In April 2024, I addressed the risks and benefits of utilising artificial intelligence tools to support your business’s efforts to manage corporate tax risks. This applies equally to value-added tax (VAT) and other government legislative-driven regimes.
We now know more about the impact our growing dependence on these solutions is having on people. This should cause some concern to organisations with separate internal functions as well as those dependent on external consultants.
I want to look at the cognitive damage being done and begin by highlighting that by way of an everyday illustrative example.
I have been driving for years. Beyond that skill I know how to refill a car with petrol and unlock the bonnet. I cannot guarantee that I would be able to pop the hood in every car. Changing wheels? Reasonably competent.
When there was an attempt in the UAE to have customers pump their own petrol, there were cases of people not knowing how to do it. Before you laugh at that memory, I confess to being a Luddite, just with different examples. How can this be?
As human beings we can get lazy and forget how things are done. We become dependent, losing our ability in that field of operation that allows a person to be objective. More importantly, we dull our investigative spirit.
A study in June 2025 released by academics at the Massachusetts Institute of Technology focused on the cognitive ability of three groups of people. One was not permitted to use the internet, another was and the last was allowed to use any large language model, AI tool, they desired.
Brain connectivity was analysed and those using AI, on aggregate, had the weakest results. Worse, some struggled to cite their own output when pressed. This makes sense as it was not their work.
Curiosity coupled with cautionary experience have been core elements of what have driven humanity forward for centuries. Are we replacing the bureaucratic buffers born of the memory of errors with an ideocracy that leans into a faceless system?
Risk-averse employees will naturally gravitate towards these solutions. Why wouldn’t they? Management can hardly fire AI, to which all blame will be directed when things go awry.
Ask yourself this: how intelligent is your regulatory regime function? Asked a question, do they respond with a deconstruction of the issue raised? Do they look around the query, teasing out aspects that were not initially considered? By way of a positive feedback loop in their response, is the questioner subconsciously taught to better consider and frame future questions?

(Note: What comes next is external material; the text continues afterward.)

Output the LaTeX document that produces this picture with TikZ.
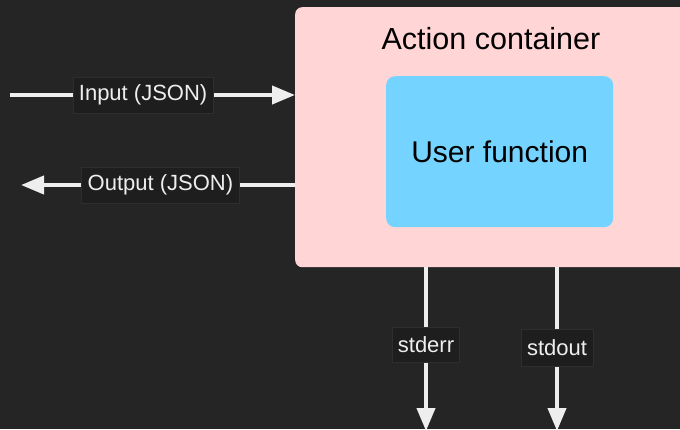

Or is their answer delivered with a definitive affirmation, replying in a form that leaves little doubt that its foundation is rock solid. It might have some references to the law – and watch for this – which are particularly detailed in laying out the article, clause and sub clauses. How a solicitor responds formally in writing compared to a tax-advising accountant are akin to different languages.
If you are looking for a cautionary test, the one above would be the first red flag I would notice. It does not mean the advice is wrong, but suggests the source is outside the function and gives no guarantee that the provider truly understood it. Finally, it strongly hints that the issue was not deconstructed and considered.
Maybe it is the right time for a second set of eyes to gauge internal competence? An external provider who has had these concerns highlighted at the time of engagement will likely want to give comfort by spending more time than they might otherwise. The urgency of time and available budget may not always allow for this level of comfort.
Let us look over the fence at where the UAE's Federal Tax Authority has been developing and are deploying AI. Last month, the authority announced what they called “five key AI-driven tax initiatives”. The most interesting, which relates to this article, is their creation of an internal FTAgpt. Aimed at their own employees, this software is to support their ability to respond to external queries.



As anyone who has ever used one of these engines will tell you, learning how to ask questions in the correct manner is imperative to getting a useful result.
The easiest way to understand this is via this simple maths example. 2 * 3 + 4 = 10. However, 2 * (3 + 4) = 14. The adding of round brackets changes what element of the query is resolved first. Likewise with AI, the order and phrasing of a question are imperative.
Were the FTA to offer some guidance, or better still some detailed query-building information, to entities with questions for them, this would help speed up the process, delivering more effective results and welcome outcomes for all.